▶ [Your task]
Drop every picture, then transcribe the remaining data exactly.

▶ [Given material]
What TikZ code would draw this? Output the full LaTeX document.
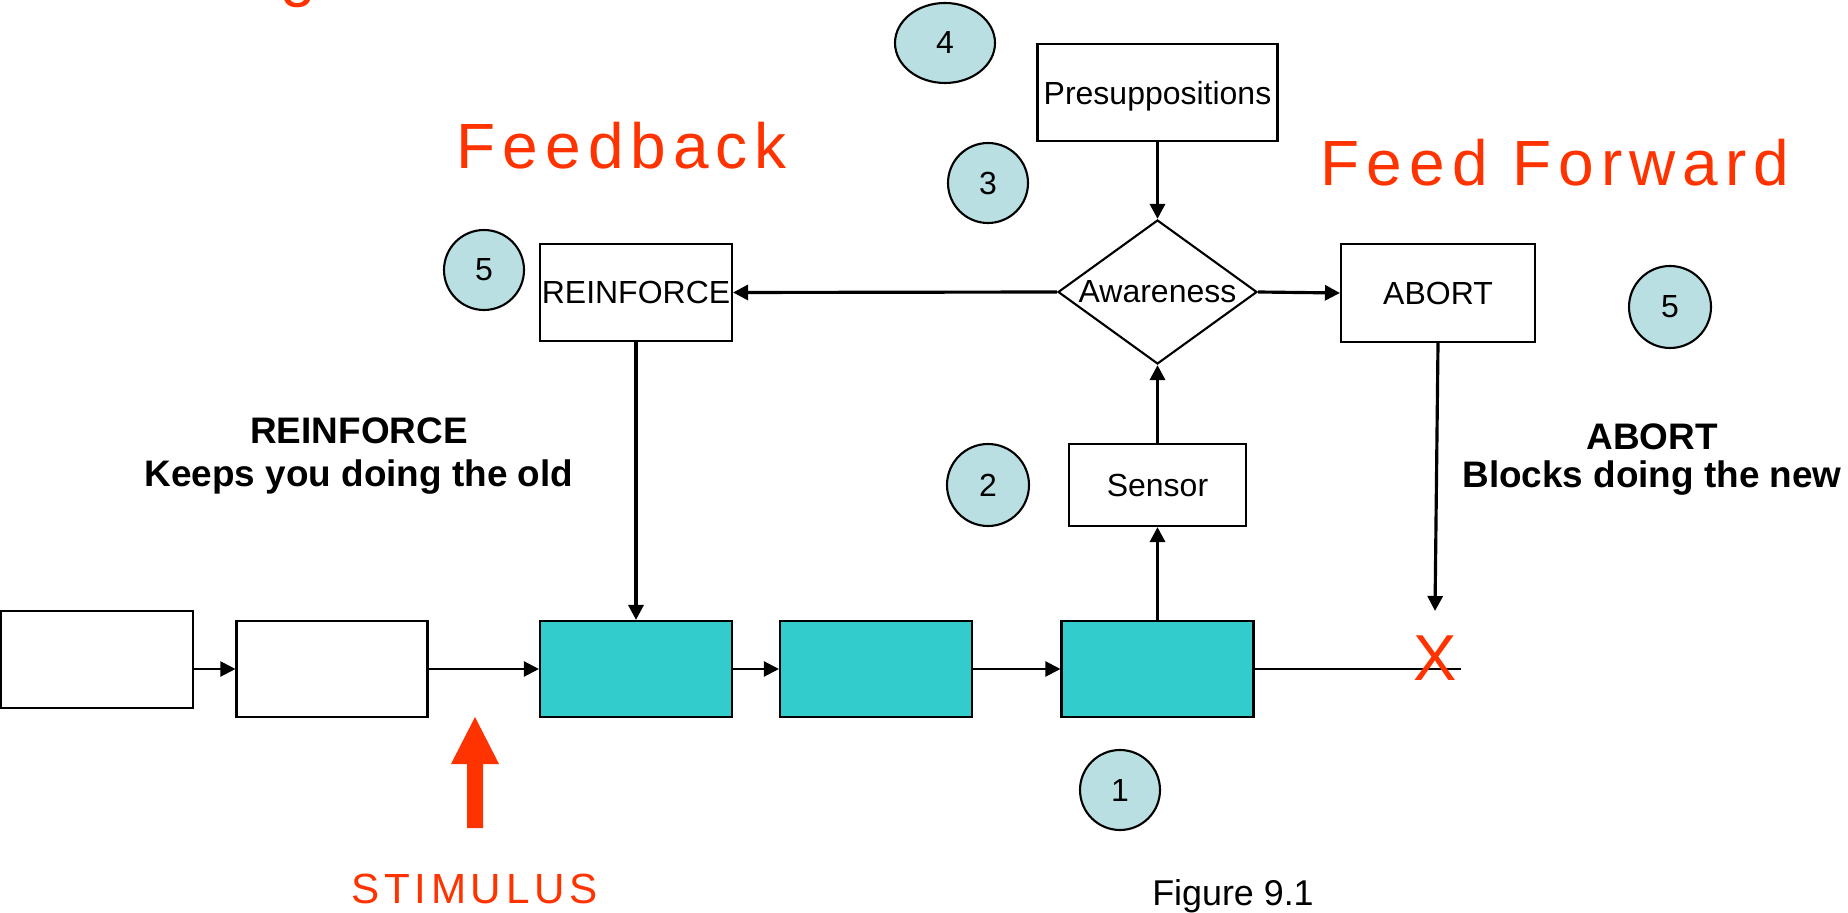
\documentclass[tikz,border=0pt]{standalone}
\usepackage{fontspec}
\setmainfont{Liberation Sans}
\newfontfamily\spacedfont[LetterSpace=11]{Liberation Sans}
\usetikzlibrary{shapes.geometric,arrows.meta}
\definecolor{chaincyan}{HTML}{33CCCC}
\definecolor{ballblue}{HTML}{B9DFE2}
\definecolor{alertred}{HTML}{FF3300}
\tikzset{
  plainbox/.style={draw, line width=0.6pt, minimum width=1.92cm, minimum height=0.97cm,
    inner sep=0pt, font=\fontsize{9.1}{11}\selectfont},
  chainbox/.style={plainbox, fill=chaincyan, minimum height=0.96cm},
  ball/.style={ellipse, draw, line width=0.6pt, fill=ballblue, minimum width=0.8cm,
    minimum height=0.8cm, inner sep=0pt, font=\fontsize{9.1}{11}\selectfont},
  link/.style={line width=0.9pt, -{Triangle[length=0.15cm,width=0.15cm]}},
  thinlink/.style={link, line width=0.6pt},
  remark/.style={font=\bfseries\fontsize{10.5}{12.5}\selectfont, align=center, inner sep=0pt},
  headline/.style={text=alertred, font=\spacedfont\fontsize{18.2}{20}\selectfont,
    inner sep=0pt, anchor=base west}
}
\begin{document}
\begin{tikzpicture}
  \useasboundingbox (0,0) rectangle (18.48,9.12);
  \clip (0,0) rectangle (18.48,9.12);

  % Headings
  \node[headline] (cut) at (2.80,9.175) {g};
  \node[headline] (fb) at (4.56,7.43) {Feedback};
  \node[headline] (ff) at (13.20,7.26) {Feed Forward};

  % Chain of boxes
  \node[plainbox] (first) at (0.97,2.525) {};
  \node[plainbox, minimum width=1.91cm, minimum height=0.96cm] (second) at (3.32,2.43) {};
  \node[chainbox] (old) at (6.36,2.43) {};
  \node[chainbox] (mid) at (8.76,2.43) {};
  \node[chainbox] (new) at (11.575,2.43) {};
  \coordinate (stop) at (14.61,2.43);

  % Upper loop
  \node[plainbox, minimum width=2.40cm, text depth=0pt] (presup) at (11.575,8.195) {Presuppositions};
  \node[diamond, draw, line width=0.6pt, aspect=1.38, minimum width=1.99cm,
    minimum height=1.44cm, inner sep=0pt, font=\fontsize{9.1}{11}\selectfont]
    (aware) at (11.575,6.20) {Awareness};
  \node[plainbox] (reinf) at (6.36,6.195) {REINFORCE};
  \node[plainbox, minimum width=1.94cm, minimum height=0.98cm] (abort) at (14.38,6.19) {ABORT};
  \node[plainbox, minimum width=1.77cm, minimum height=0.82cm] (sensor) at (11.575,4.27) {Sensor};
  \coordinate (hit) at (14.35,3.01);

  % Numbered marks
  \node[ball, minimum width=1.0cm] (m4) at (9.45,8.69) {4};
  \node[ball] (m3) at (9.88,7.29) {3};
  \node[ball] (m5l) at (4.84,6.42) {5};
  \node[ball, minimum width=0.82cm, minimum height=0.82cm] (m5r) at (16.70,6.05) {5};
  \node[ball, minimum width=0.82cm, minimum height=0.82cm] (m2) at (9.88,4.27) {2};
  \node[ball] (m1) at (11.20,1.22) {1};

  % Side notes
  \node[remark] (keep) at (3.59,4.56) {REINFORCE\\Keeps you doing the old};
  \node[remark, font=\bfseries\fontsize{10.5}{10.8}\selectfont] (block) at (16.52,4.52)
    {ABORT\\Blocks doing the new};

  % Connectors
  \draw[thinlink] (first.east |- second.west) -- (second.west);
  \draw[thinlink] (second.east) -- (old.west);
  \draw[thinlink] (old.east) -- (mid.west);
  \draw[thinlink] (mid.east) -- (new.west);
  \draw[line width=0.6pt] (new.east) -- (stop);
  \draw[link] (new.north) -- (sensor.south);
  \draw[link] (sensor.north) -- (aware.south);
  \draw[link] (presup.south) -- (aware.north);
  \draw[link] (aware.west) -- (reinf.east);
  \draw[link] (aware.east) -- (abort.west);
  \draw[link] (reinf.south) -- (old.north);
  \draw[link] (abort.south) -- (hit);
  \node[text=alertred, font=\fontsize{18.5}{20}\selectfont, inner sep=0pt] (cross) at (14.35,2.535) {X};

  % Stimulus
  \fill[alertred] (4.67,0.84) -- (4.67,1.48) -- (4.51,1.48) -- (4.75,1.95)
    -- (4.99,1.48) -- (4.83,1.48) -- (4.83,0.84) -- cycle;
  \node[text=alertred, font=\spacedfont\fontsize{12}{14}\selectfont, inner sep=0pt,
    anchor=base west] (stim) at (3.51,0.09) {STIMULUS};
  \node[font=\fontsize{10.2}{12}\selectfont, inner sep=0pt, anchor=base] (fig) at (12.33,0.07) {Figure 9.1};
\end{tikzpicture}
\end{document}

▶ [The answer]
What TikZ code would draw this? Output the full LaTeX document.
\documentclass[tikz,border=0pt]{standalone}
\usepackage{fontspec}
\setmainfont{Liberation Sans}
\newfontfamily\spacedfont[LetterSpace=11]{Liberation Sans}
\usetikzlibrary{shapes.geometric,arrows.meta}
\definecolor{chaincyan}{HTML}{33CCCC}
\definecolor{ballblue}{HTML}{B9DFE2}
\definecolor{alertred}{HTML}{FF3300}
\tikzset{
  plainbox/.style={draw, line width=0.6pt, minimum width=1.92cm, minimum height=0.97cm,
    inner sep=0pt, font=\fontsize{9.1}{11}\selectfont},
  chainbox/.style={plainbox, fill=chaincyan, minimum height=0.96cm},
  ball/.style={ellipse, draw, line width=0.6pt, fill=ballblue, minimum width=0.8cm,
    minimum height=0.8cm, inner sep=0pt, font=\fontsize{9.1}{11}\selectfont},
  link/.style={line width=0.9pt, -{Triangle[length=0.15cm,width=0.15cm]}},
  thinlink/.style={link, line width=0.6pt},
  remark/.style={font=\bfseries\fontsize{10.5}{12.5}\selectfont, align=center, inner sep=0pt},
  headline/.style={text=alertred, font=\spacedfont\fontsize{18.2}{20}\selectfont,
    inner sep=0pt, anchor=base west}
}
\begin{document}
\begin{tikzpicture}
  \useasboundingbox (0,0) rectangle (18.48,9.12);
  \clip (0,0) rectangle (18.48,9.12);

  % Headings
  \node[headline] (cut) at (2.80,9.175) {g};
  \node[headline] (fb) at (4.56,7.43) {Feedback};
  \node[headline] (ff) at (13.20,7.26) {Feed Forward};

  % Chain of boxes
  \node[plainbox] (first) at (0.97,2.525) {};
  \node[plainbox, minimum width=1.91cm, minimum height=0.96cm] (second) at (3.32,2.43) {};
  \node[chainbox] (old) at (6.36,2.43) {};
  \node[chainbox] (mid) at (8.76,2.43) {};
  \node[chainbox] (new) at (11.575,2.43) {};
  \coordinate (stop) at (14.61,2.43);

  % Upper loop
  \node[plainbox, minimum width=2.40cm, text depth=0pt] (presup) at (11.575,8.195) {Presuppositions};
  \node[diamond, draw, line width=0.6pt, aspect=1.38, minimum width=1.99cm,
    minimum height=1.44cm, inner sep=0pt, font=\fontsize{9.1}{11}\selectfont]
    (aware) at (11.575,6.20) {Awareness};
  \node[plainbox] (reinf) at (6.36,6.195) {REINFORCE};
  \node[plainbox, minimum width=1.94cm, minimum height=0.98cm] (abort) at (14.38,6.19) {ABORT};
  \node[plainbox, minimum width=1.77cm, minimum height=0.82cm] (sensor) at (11.575,4.27) {Sensor};
  \coordinate (hit) at (14.35,3.01);

  % Numbered marks
  \node[ball, minimum width=1.0cm] (m4) at (9.45,8.69) {4};
  \node[ball] (m3) at (9.88,7.29) {3};
  \node[ball] (m5l) at (4.84,6.42) {5};
  \node[ball, minimum width=0.82cm, minimum height=0.82cm] (m5r) at (16.70,6.05) {5};
  \node[ball, minimum width=0.82cm, minimum height=0.82cm] (m2) at (9.88,4.27) {2};
  \node[ball] (m1) at (11.20,1.22) {1};

  % Side notes
  \node[remark] (keep) at (3.59,4.56) {REINFORCE\\Keeps you doing the old};
  \node[remark, font=\bfseries\fontsize{10.5}{10.8}\selectfont] (block) at (16.52,4.52)
    {ABORT\\Blocks doing the new};

  % Connectors
  \draw[thinlink] (first.east |- second.west) -- (second.west);
  \draw[thinlink] (second.east) -- (old.west);
  \draw[thinlink] (old.east) -- (mid.west);
  \draw[thinlink] (mid.east) -- (new.west);
  \draw[line width=0.6pt] (new.east) -- (stop);
  \draw[link] (new.north) -- (sensor.south);
  \draw[link] (sensor.north) -- (aware.south);
  \draw[link] (presup.south) -- (aware.north);
  \draw[link] (aware.west) -- (reinf.east);
  \draw[link] (aware.east) -- (abort.west);
  \draw[link] (reinf.south) -- (old.north);
  \draw[link] (abort.south) -- (hit);
  \node[text=alertred, font=\fontsize{18.5}{20}\selectfont, inner sep=0pt] (cross) at (14.35,2.535) {X};

  % Stimulus
  \fill[alertred] (4.67,0.84) -- (4.67,1.48) -- (4.51,1.48) -- (4.75,1.95)
    -- (4.99,1.48) -- (4.83,1.48) -- (4.83,0.84) -- cycle;
  \node[text=alertred, font=\spacedfont\fontsize{12}{14}\selectfont, inner sep=0pt,
    anchor=base west] (stim) at (3.51,0.09) {STIMULUS};
  \node[font=\fontsize{10.2}{12}\selectfont, inner sep=0pt, anchor=base] (fig) at (12.33,0.07) {Figure 9.1};
\end{tikzpicture}
\end{document}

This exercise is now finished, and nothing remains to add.